→ **Given request**
Copy only what lies from the line containing "Recreate this image" through the line containing "(0,0) rectangle (807,481);" in the entries below, keeping both end lines exact and dropping every picture.

→ **Material for this exercise**

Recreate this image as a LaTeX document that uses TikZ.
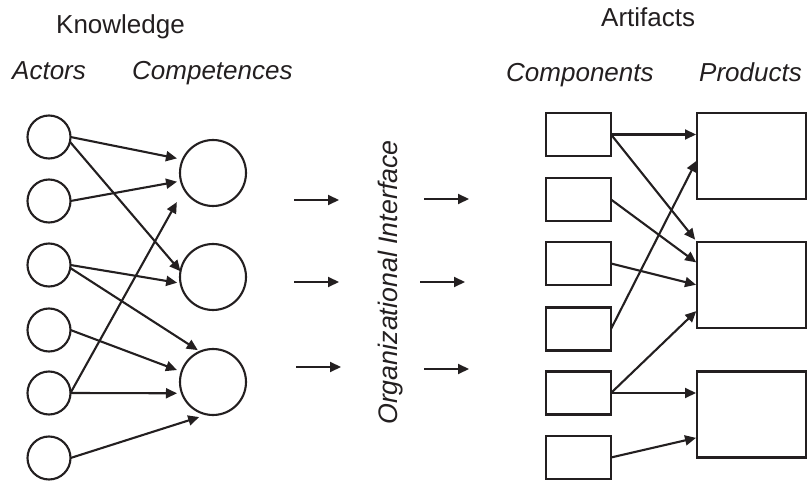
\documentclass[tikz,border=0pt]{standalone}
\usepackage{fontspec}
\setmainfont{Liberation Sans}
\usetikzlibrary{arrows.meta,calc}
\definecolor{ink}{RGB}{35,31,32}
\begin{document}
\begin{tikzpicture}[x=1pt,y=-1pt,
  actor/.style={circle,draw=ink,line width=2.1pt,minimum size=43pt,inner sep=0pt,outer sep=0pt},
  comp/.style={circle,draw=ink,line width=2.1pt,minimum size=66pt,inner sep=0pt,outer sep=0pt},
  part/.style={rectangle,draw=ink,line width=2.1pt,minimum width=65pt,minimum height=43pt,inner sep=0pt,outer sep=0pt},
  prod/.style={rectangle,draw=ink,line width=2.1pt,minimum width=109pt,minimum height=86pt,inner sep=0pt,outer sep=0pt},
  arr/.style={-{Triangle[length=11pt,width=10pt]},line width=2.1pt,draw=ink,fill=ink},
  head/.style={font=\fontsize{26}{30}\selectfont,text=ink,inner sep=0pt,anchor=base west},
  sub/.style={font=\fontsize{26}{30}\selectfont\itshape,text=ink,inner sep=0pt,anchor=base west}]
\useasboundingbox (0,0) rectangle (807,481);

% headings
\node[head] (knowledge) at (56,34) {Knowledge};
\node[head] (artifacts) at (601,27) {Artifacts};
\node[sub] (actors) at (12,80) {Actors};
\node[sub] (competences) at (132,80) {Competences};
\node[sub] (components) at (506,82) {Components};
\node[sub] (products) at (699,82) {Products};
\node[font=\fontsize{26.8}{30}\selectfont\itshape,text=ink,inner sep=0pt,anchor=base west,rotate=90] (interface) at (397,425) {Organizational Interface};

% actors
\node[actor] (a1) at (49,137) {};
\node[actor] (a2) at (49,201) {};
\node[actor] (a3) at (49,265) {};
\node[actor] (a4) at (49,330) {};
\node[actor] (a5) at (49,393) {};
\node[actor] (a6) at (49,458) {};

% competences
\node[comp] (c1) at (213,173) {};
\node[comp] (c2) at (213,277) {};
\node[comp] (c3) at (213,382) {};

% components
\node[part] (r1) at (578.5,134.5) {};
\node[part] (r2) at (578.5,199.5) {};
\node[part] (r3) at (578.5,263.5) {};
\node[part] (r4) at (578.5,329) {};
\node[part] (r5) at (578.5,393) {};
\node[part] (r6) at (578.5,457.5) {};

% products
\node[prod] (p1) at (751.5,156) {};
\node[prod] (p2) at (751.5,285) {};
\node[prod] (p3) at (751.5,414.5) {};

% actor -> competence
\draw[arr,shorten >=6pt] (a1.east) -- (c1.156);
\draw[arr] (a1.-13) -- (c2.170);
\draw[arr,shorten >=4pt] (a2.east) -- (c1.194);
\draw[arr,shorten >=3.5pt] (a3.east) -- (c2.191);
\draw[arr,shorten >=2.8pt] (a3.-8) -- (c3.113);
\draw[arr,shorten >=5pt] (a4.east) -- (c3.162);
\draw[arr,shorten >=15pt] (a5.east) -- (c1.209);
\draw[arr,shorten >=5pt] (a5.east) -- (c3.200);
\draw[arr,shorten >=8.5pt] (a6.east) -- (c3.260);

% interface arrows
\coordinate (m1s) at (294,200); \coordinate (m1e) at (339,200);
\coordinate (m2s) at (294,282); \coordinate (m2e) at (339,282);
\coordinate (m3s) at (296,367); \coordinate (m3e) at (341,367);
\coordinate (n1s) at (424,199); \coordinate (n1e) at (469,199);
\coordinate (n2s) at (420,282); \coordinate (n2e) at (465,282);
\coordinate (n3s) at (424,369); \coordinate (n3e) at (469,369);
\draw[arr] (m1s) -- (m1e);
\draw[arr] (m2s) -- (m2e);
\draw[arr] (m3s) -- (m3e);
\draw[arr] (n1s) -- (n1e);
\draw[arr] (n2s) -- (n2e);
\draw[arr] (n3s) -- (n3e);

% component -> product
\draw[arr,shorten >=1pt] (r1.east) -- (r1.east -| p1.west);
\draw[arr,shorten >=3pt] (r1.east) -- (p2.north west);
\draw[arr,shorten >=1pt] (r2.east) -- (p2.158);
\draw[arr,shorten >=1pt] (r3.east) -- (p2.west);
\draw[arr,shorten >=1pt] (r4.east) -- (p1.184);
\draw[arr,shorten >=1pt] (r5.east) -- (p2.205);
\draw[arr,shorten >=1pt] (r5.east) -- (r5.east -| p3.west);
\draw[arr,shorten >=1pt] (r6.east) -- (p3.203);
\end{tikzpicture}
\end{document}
---
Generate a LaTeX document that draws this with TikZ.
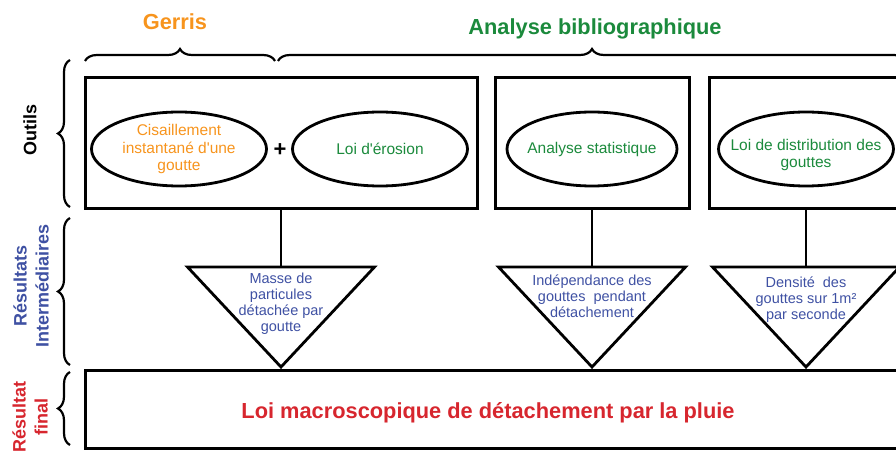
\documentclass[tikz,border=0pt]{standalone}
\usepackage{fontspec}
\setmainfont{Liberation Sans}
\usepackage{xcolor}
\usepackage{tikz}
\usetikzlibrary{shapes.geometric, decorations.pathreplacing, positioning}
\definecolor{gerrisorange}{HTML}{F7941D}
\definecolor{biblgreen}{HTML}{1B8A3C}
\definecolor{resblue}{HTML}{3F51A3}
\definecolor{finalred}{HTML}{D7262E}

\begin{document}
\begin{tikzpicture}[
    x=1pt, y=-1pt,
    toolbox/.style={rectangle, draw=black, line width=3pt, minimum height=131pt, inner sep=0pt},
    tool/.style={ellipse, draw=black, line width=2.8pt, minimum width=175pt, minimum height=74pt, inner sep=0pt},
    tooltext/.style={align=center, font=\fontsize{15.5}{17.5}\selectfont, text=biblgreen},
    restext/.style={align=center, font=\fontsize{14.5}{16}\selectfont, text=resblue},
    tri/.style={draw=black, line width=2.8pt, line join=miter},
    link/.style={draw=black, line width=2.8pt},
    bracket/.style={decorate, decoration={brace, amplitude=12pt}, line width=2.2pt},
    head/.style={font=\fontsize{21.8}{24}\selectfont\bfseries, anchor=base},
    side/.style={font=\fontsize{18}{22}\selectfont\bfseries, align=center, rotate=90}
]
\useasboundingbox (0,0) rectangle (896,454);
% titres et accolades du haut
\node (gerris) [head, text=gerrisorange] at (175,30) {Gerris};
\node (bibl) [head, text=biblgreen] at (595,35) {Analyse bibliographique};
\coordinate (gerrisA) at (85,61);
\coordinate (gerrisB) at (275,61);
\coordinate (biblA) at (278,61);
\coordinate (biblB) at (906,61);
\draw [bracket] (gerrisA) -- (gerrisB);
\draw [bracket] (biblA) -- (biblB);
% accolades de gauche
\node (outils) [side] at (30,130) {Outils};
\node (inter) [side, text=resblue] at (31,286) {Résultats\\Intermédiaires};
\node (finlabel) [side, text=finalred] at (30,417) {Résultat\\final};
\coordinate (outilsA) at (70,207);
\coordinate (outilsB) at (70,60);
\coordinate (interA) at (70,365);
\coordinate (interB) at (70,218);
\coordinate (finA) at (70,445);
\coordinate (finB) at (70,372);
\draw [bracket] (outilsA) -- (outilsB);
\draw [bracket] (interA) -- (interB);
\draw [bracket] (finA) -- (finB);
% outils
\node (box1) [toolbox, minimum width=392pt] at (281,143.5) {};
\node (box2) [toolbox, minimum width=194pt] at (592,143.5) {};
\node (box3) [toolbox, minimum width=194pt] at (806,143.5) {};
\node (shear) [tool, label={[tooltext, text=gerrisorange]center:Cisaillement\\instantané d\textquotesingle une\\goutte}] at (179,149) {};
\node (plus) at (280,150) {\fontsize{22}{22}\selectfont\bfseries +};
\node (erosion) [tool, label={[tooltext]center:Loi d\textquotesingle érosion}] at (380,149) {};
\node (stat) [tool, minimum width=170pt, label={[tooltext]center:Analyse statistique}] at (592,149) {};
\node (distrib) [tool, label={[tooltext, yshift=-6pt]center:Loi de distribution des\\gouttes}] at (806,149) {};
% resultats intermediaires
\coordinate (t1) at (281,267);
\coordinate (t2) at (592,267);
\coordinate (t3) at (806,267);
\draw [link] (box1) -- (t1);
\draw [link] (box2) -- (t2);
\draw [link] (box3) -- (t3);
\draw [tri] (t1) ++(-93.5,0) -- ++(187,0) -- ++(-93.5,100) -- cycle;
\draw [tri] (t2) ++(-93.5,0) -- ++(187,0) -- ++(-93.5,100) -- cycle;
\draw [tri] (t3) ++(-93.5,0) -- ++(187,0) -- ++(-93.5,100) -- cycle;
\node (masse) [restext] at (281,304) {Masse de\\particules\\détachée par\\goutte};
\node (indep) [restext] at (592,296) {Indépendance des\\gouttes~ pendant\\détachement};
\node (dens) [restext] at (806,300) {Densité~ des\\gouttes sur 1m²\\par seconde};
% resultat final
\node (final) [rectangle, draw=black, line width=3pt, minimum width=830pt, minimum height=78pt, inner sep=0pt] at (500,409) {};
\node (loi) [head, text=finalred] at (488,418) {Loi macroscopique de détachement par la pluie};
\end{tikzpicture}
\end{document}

→ **Reply to the task**
Recreate this image as a LaTeX document that uses TikZ.
\documentclass[tikz,border=0pt]{standalone}
\usepackage{fontspec}
\setmainfont{Liberation Sans}
\usetikzlibrary{arrows.meta,calc}
\definecolor{ink}{RGB}{35,31,32}
\begin{document}
\begin{tikzpicture}[x=1pt,y=-1pt,
  actor/.style={circle,draw=ink,line width=2.1pt,minimum size=43pt,inner sep=0pt,outer sep=0pt},
  comp/.style={circle,draw=ink,line width=2.1pt,minimum size=66pt,inner sep=0pt,outer sep=0pt},
  part/.style={rectangle,draw=ink,line width=2.1pt,minimum width=65pt,minimum height=43pt,inner sep=0pt,outer sep=0pt},
  prod/.style={rectangle,draw=ink,line width=2.1pt,minimum width=109pt,minimum height=86pt,inner sep=0pt,outer sep=0pt},
  arr/.style={-{Triangle[length=11pt,width=10pt]},line width=2.1pt,draw=ink,fill=ink},
  head/.style={font=\fontsize{26}{30}\selectfont,text=ink,inner sep=0pt,anchor=base west},
  sub/.style={font=\fontsize{26}{30}\selectfont\itshape,text=ink,inner sep=0pt,anchor=base west}]
\useasboundingbox (0,0) rectangle (807,481);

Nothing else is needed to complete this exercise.